Problem statement
Each line that holds the word "with" should be returned.

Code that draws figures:
───

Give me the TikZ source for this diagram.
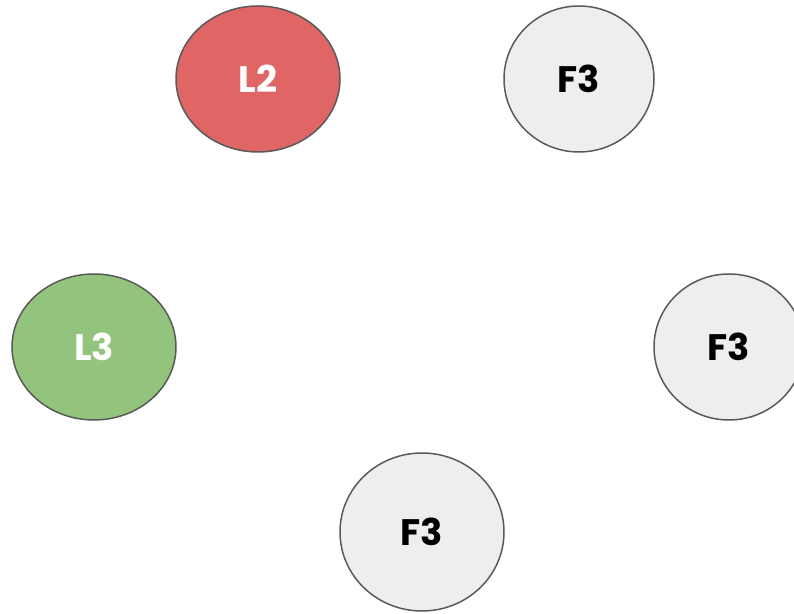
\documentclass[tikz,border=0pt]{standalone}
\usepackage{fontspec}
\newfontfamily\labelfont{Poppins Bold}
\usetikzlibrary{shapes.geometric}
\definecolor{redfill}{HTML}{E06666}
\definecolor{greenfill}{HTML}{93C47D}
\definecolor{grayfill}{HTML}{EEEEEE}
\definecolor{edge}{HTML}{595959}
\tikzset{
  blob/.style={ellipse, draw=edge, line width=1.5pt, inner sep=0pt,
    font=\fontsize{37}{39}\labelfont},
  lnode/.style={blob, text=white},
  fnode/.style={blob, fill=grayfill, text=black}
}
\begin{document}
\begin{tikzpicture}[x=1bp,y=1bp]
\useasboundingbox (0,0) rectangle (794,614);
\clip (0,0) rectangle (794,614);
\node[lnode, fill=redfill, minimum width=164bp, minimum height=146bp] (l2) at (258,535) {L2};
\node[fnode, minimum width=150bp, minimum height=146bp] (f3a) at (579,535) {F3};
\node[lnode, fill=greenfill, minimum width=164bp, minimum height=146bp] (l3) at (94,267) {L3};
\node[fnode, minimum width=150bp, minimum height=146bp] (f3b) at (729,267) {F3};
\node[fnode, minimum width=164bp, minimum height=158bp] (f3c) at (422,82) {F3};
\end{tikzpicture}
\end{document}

───

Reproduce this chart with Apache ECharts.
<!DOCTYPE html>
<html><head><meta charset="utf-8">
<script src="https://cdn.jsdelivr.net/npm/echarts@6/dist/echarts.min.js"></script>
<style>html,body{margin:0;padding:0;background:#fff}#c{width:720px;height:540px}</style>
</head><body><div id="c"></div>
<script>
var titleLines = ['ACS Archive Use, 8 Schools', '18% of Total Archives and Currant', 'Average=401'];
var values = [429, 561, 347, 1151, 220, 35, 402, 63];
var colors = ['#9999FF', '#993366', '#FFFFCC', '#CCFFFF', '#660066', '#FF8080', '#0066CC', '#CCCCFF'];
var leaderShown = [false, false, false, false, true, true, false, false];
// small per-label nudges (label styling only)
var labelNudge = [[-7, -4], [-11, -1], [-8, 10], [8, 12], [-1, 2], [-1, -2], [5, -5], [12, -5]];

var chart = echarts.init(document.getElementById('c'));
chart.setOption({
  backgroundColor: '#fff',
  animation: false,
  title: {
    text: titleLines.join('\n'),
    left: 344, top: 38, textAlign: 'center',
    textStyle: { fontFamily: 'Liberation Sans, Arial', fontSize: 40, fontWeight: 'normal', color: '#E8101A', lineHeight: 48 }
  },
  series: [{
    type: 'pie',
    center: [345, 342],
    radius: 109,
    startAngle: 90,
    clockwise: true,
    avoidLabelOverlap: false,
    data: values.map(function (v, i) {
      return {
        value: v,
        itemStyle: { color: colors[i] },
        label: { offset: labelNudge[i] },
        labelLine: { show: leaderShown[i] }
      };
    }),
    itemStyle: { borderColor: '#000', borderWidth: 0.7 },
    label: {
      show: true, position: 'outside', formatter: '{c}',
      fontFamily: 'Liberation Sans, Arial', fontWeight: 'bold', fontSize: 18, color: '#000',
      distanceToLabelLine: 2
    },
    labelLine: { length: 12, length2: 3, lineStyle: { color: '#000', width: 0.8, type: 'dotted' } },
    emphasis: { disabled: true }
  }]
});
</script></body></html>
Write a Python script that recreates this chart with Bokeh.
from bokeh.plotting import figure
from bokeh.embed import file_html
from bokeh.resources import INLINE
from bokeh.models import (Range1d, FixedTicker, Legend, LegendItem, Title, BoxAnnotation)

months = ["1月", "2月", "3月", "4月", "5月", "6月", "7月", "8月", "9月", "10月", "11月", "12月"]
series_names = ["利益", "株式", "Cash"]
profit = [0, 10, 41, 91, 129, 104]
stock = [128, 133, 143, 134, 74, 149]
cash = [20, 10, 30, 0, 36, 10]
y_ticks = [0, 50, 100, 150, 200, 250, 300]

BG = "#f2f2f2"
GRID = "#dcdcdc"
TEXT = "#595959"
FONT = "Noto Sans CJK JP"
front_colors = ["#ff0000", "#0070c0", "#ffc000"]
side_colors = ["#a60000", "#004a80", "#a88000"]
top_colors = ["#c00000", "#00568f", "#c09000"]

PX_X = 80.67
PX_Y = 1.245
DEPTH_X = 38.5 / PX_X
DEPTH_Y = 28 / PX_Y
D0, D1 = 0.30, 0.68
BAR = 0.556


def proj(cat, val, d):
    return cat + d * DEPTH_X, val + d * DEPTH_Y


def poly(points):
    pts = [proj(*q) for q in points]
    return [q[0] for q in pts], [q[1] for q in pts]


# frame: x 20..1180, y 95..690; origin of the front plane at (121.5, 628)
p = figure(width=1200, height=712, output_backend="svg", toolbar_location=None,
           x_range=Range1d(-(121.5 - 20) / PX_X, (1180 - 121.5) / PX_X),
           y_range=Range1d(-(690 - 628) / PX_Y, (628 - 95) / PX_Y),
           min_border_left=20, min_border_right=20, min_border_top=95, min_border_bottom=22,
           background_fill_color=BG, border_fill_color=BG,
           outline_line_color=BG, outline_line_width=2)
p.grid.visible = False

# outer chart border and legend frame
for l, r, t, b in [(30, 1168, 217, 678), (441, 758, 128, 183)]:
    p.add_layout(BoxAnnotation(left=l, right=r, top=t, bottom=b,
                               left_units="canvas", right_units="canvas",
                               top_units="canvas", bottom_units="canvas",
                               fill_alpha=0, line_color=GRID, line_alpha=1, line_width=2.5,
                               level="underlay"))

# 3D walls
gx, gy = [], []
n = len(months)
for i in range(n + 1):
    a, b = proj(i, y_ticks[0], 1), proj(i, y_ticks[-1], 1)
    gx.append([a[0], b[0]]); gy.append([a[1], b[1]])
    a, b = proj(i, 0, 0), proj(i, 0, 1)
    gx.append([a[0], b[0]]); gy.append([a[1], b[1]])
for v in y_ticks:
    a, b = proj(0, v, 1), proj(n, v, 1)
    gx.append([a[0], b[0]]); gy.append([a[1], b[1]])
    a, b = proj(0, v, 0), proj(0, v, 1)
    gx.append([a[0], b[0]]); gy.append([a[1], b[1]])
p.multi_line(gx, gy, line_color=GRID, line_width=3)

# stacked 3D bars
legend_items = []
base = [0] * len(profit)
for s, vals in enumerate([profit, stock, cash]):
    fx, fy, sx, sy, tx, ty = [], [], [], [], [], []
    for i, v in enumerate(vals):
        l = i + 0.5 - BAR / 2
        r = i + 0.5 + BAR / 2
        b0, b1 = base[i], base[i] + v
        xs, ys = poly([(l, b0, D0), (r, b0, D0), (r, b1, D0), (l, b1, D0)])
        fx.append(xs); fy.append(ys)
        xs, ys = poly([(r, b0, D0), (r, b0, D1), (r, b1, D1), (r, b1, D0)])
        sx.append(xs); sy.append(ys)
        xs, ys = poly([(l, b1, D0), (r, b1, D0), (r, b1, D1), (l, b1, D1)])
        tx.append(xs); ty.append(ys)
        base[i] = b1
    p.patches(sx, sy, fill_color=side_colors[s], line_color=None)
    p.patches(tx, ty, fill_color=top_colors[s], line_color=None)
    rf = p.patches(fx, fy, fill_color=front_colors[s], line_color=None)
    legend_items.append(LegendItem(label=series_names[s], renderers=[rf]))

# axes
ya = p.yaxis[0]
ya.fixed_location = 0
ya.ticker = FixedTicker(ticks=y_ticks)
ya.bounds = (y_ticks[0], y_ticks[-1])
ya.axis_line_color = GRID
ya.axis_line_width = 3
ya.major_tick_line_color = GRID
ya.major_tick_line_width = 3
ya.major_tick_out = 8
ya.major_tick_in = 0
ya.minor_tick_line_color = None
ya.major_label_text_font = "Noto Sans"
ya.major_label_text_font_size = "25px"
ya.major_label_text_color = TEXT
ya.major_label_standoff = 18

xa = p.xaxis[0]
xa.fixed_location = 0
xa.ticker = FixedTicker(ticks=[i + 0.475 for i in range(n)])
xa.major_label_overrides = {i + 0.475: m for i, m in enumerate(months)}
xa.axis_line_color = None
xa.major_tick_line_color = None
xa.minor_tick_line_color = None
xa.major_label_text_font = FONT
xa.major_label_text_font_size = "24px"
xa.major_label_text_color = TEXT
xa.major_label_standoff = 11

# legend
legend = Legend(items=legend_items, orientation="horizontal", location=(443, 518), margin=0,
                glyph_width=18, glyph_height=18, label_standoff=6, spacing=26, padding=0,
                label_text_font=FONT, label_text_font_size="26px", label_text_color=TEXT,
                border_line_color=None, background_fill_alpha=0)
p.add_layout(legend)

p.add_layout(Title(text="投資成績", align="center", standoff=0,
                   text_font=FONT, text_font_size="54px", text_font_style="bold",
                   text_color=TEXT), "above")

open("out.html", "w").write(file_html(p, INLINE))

───

Answer for the task
Reproduce this chart with Apache ECharts.
Write a Python script that recreates this chart with Bokeh.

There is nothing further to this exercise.